I chose to ride mostly in Uber for most of my trips within the city since it offers a much more pleasant experience compared to public transit. But I stayed conscious about the accessibility and affordability of this service to the people of Mexico city. Cities like Mexico city would of course have an affluent class, a struggling bottom class, and a divided middle class, I don’t have statistics to analyze the distribution of income and the degree of inequality of the society. What I saw is a divided society where every day people I came across seem to be content with what they got, but what do I know? It is always seems to me very insincere of a tourist of a place to comment on the socio-economic issues of the people who live there. To speak of the poverty of the people in a place one visits oversimplifies and overgeneralizes the struggles, the experience of depress and hope of the people. Or maybe I am just being too serious?
Mexico city is a conflicted city. There may be visible conflicts such as street fights, or protests happening any time in the city, but what I experienced was a city without a vision or goal, without civic engagement, without a spirit, which might have been resulted from the intangible conflicts. I heard several time from local people speaking of the corruption and negligence of the government, complaining about the chaos of every day life. I had wished I could see civic alliances and organizations organizing people to have their voice heard, and to have their lives bettered. Maybe I am being the insincere kind I was referring to, but it is just a glimpse of how complicated the city is for me to fully comprehend.
There is a bookstore called Fondo de Cultura Economia in La Condesa. When I visited it during a thunderstorm, I was amazed by its emphasis on philosophy, art, literature, history, and political science selections. When I walked along the bookshelves, I suddenly felt excited. If this bookstore could be an anchor of social movement for those young hippies, and yuppies in the neighborhood, there might be some hope for the city to become better, not for touristic purposes, but for its general public.

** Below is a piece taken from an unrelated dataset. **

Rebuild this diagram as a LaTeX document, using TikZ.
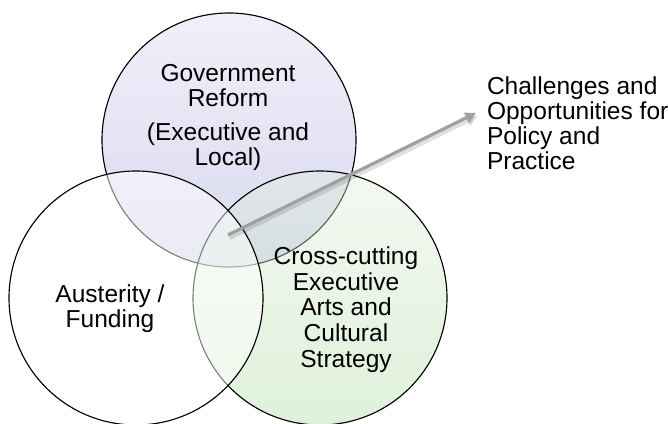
\documentclass[tikz,border=0pt]{standalone}
\usepackage{fontspec}
\setmainfont{Liberation Sans}
\usetikzlibrary{arrows.meta}
\definecolor{lavTop}{RGB}{240,240,250}
\definecolor{lavBot}{RGB}{216,216,239}
\definecolor{grnTop}{RGB}{227,240,222}
\definecolor{grnBot}{RGB}{177,222,167}
\definecolor{arrowgray}{RGB}{160,160,160}
\begin{document}
\begin{tikzpicture}[x=0.75pt,y=-0.75pt,
  venn/.style={circle, draw=black, line width=0.85pt, minimum size=190.5pt, inner sep=0pt, outer sep=0pt},
  label/.style={inner sep=0pt, outer sep=0pt, font=\fontsize{18.4pt}{18.75pt}\selectfont, text=black},
  connector/.style={draw=arrowgray, line width=2.4pt, -{Triangle[length=8pt,width=8pt]}},
  shadowline/.style={draw=black, opacity=0.12, line width=3pt, -{Triangle[length=8.5pt,width=8.5pt]}}
]
\useasboundingbox (0,0) rectangle (668,424);
% circles
\node[venn, top color=lavTop, bottom color=lavBot] (gov) at (229,140) {};
\node[venn, top color=grnTop, bottom color=grnBot, fill opacity=0.42] (arts) at (320,298) {};
\node[venn, fill=white, fill opacity=0.5] (aus) at (136,298) {};
% texts
\node[label, align=center, anchor=north] (govtxt) at (228,64)
  {Government\\Reform\\[7pt](Executive and\\Local)};
\node[label, align=center, anchor=north] (austxt) at (110,285)
  {Austerity /\\Funding};
\node[label, align=center, anchor=north, font=\fontsize{18.4pt}{19.2pt}\selectfont] (artstxt) at (346,247)
  {Cross-cutting\\Executive\\Arts and\\Cultural\\Strategy};
\node[label, align=left, anchor=north west] (chal) at (487,77)
  {Challenges and\\Opportunities for\\Policy and\\Practice};
% arrow
\coordinate (start) at (228,235);
\coordinate (tip) at (476,113);
\coordinate (start2) at (229.5,238);
\coordinate (tip2) at (477.5,116);
\draw[shadowline] (start2) -- (tip2);
\draw[connector] (start) -- (tip);
\end{tikzpicture}
\end{document}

I had finished my lunch and moved to Ritual Coffee Roasters on the same street. There are also many gentrifiers like myself frequenting this place. I have always hoped to spend more time with young people in the city of San Francisco, be civic-minded or not, be progressive or moderate, their enthusiasm and energy always excites me, inspires me, and gives me hope. They are the rising sun of the morning, and the future will be theirs eventually.